Clash is an open-source hardware description language (HDL) that closely mirrors the syntax and semantics of the Haskell programming language. Clash is mainly developed at QBayLogic, but is freely available to anyone. Clash allows developers to write high level synchronous sequential descriptions. Clash can turn these descriptions into low-level Verilog or VHDL, thus achieving high interoperability with existing HDL tools.
Clash is fully open-source software and published on GitHub under BSD-2. This means you can look into its internals and freely modify it for your organization’s needs.

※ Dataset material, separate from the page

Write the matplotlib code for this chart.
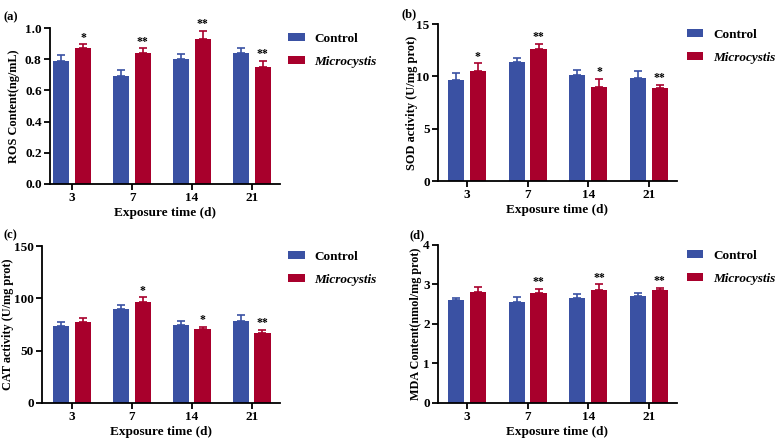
import matplotlib.pyplot as plt
import numpy as np

plt.rcParams['font.family'] = ['Liberation Serif', 'DejaVu Serif']
plt.rcParams['font.weight'] = 'bold'

# Data
days = ["3", "7", "14", "21"]

ros_ctrl = [0.79, 0.69, 0.80, 0.84]
ros_ctrl_err = [0.04, 0.04, 0.035, 0.035]
ros_mc = [0.87, 0.84, 0.93, 0.75]
ros_mc_err = [0.025, 0.03, 0.05, 0.04]
ros_sig = ["*", "**", "**", "**"]

sod_ctrl = [9.7, 11.35, 10.1, 9.85]
sod_ctrl_err = [0.6, 0.45, 0.5, 0.65]
sod_mc = [10.5, 12.65, 9.0, 8.9]
sod_mc_err = [0.75, 0.45, 0.75, 0.3]
sod_sig = ["*", "**", "*", "**"]

cat_ctrl = [74, 90, 75, 78.5]
cat_ctrl_err = [3.5, 4, 3, 5.5]
cat_mc = [77.5, 97, 71, 66.5]
cat_mc_err = [3.5, 4, 2, 3.5]
cat_sig = ["", "*", "*", "**"]

mda_ctrl = [2.6, 2.55, 2.65, 2.7]
mda_ctrl_err = [0.06, 0.13, 0.11, 0.09]
mda_mc = [2.8, 2.77, 2.86, 2.85]
mda_mc_err = [0.13, 0.11, 0.14, 0.06]
mda_sig = ["", "**", "**", "**"]

blue = "#3a51a3"
red = "#a8002c"

fig = plt.figure(figsize=(7.8, 4.43), dpi=100)

panels = [
    # rect, letter pos, letter, data..., ylabel, ylabel size, ylabel x, ylim, ticks, fmt, xlim, legend x
    ([0.0641, 0.5847, 0.295, 0.352], (0.004, 0.955), "(a)",
     ros_ctrl, ros_ctrl_err, ros_mc, ros_mc_err, ros_sig,
     "ROS Content(ng/mL)", 8.8, -0.13, (0, 1.0), np.arange(0, 1.01, 0.2), "{:.1f}",
     (-0.37, 3.47), 1.035),
    ([0.5615, 0.5914, 0.306, 0.354], (0.515, 0.96), "(b)",
     sod_ctrl, sod_ctrl_err, sod_mc, sod_mc_err, sod_sig,
     "SOD activity (U/mg prot)", 8.9, -0.085, (0, 15), [0, 5, 10, 15], "{:.0f}",
     (-0.48, 3.46), 1.042),
    ([0.0538, 0.0903, 0.305, 0.354], (0.004, 0.463), "(c)",
     cat_ctrl, cat_ctrl_err, cat_mc, cat_mc_err, cat_sig,
     "CAT activity (U/mg prot)", 8.8, -0.116, (0, 150), [0, 50, 100, 150], "{:.0f}",
     (-0.5, 3.47), 1.035),
    ([0.5615, 0.0903, 0.306, 0.357], (0.525, 0.463), "(d)",
     mda_ctrl, mda_ctrl_err, mda_mc, mda_mc_err, mda_sig,
     "MDA Content(nmol/mg prot)", 8.7, -0.066, (0, 4), [0, 1, 2, 3, 4], "{:.0f}",
     (-0.48, 3.46), 1.042),
]

x = np.arange(len(days))
w = 0.27
off = 0.18

for (rect, lpos, letter, c, ce, m, me, sig, ylab, ylsize, ylx, ylim, ticks, fmt,
     xlim, legx) in panels:
    ax = fig.add_axes(rect)
    ax.bar(x - off, c, w, color=blue, label="Control")
    ax.bar(x + off, m, w, color=red, label="Microcystis")
    ax.errorbar(x - off, c, yerr=[np.zeros(4), ce], fmt="none", ecolor=blue,
                elinewidth=1.2, capsize=3, capthick=1.2)
    ax.errorbar(x + off, m, yerr=[np.zeros(4), me], fmt="none", ecolor=red,
                elinewidth=1.2, capsize=3, capthick=1.2)
    span = ylim[1] - ylim[0]
    for xi, v, e, s in zip(x, m, me, sig):
        if s:
            ax.text(xi + off, v + e + span * 0.005, s, ha="center", va="bottom",
                    fontsize=8.5, fontweight="bold")
    ax.set_ylim(*ylim)
    ax.set_xlim(*xlim)
    ax.set_yticks(ticks)
    ax.set_yticklabels([fmt.format(t) for t in ticks])
    ax.set_xticks(x)
    ax.set_xticklabels(days)
    ax.tick_params(labelsize=9.5, width=1.3, length=4, pad=2)
    for sp in ["top", "right"]:
        ax.spines[sp].set_visible(False)
    for sp in ["left", "bottom"]:
        ax.spines[sp].set_linewidth(1.3)
    ax.set_xlabel("Exposure time (d)", fontsize=9.5, fontweight="bold", labelpad=2)
    ax.set_ylabel(ylab, fontsize=ylsize, fontweight="bold")
    ax.yaxis.set_label_coords(ylx, 0.5)
    leg = ax.legend(loc="upper left", bbox_to_anchor=(legx, 0.97), frameon=False,
                    fontsize=9.5, handlelength=1.25, handleheight=0.55,
                    labelspacing=0.85, handletextpad=0.75, borderpad=0,
                    borderaxespad=0)
    leg.get_texts()[1].set_fontstyle("italic")
    fig.text(lpos[0], lpos[1], letter, fontsize=9, fontweight="bold")

plt.savefig("out.png", dpi=100)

Clash designs compile extremely quickly, as witnessed by Myrtle.ai. Their deep neural network accelerator, MAU, compiles in less than 15 seconds from a cold start. Once Clash is warmed up, design changes can be recompiled in less than a second. A (re)compiled design can be simulated and interactively inspected.
It offers a fully-featured REPL. Design parts can be inspected, simulated, and debugged interactively – without having to write separate test files. Nowadays, this feature can be found in many software programming languages, most notably Python, but it remains unavailable for many HDLs.
Inherited from the Haskell programming language, Clash offers a modern way of tracking dependencies and publishing reusable components. It can reuse many of the packages already available on hackage.haskell.org, thanks to its compatibility with existing Haskell software libraries and ecosystem.
Clash uses a modern, static type system. This helps to catch errors at a very early stage of a design pipeline. For example, Clash designers don’t have to worry about accidentally mixing up signals from different clock domains. In general, it allows designers to develop reusable components that communicate their intent clearly and statically prevent illegal states from ever occurring.
Clash is built on strong foundations and contains very few hard coded constructs. This allows developers to extend Clash to their heart’s desire. Designers can write their own domain specific languages, frameworks, and abstractions – and they can still expect it to compile quickly.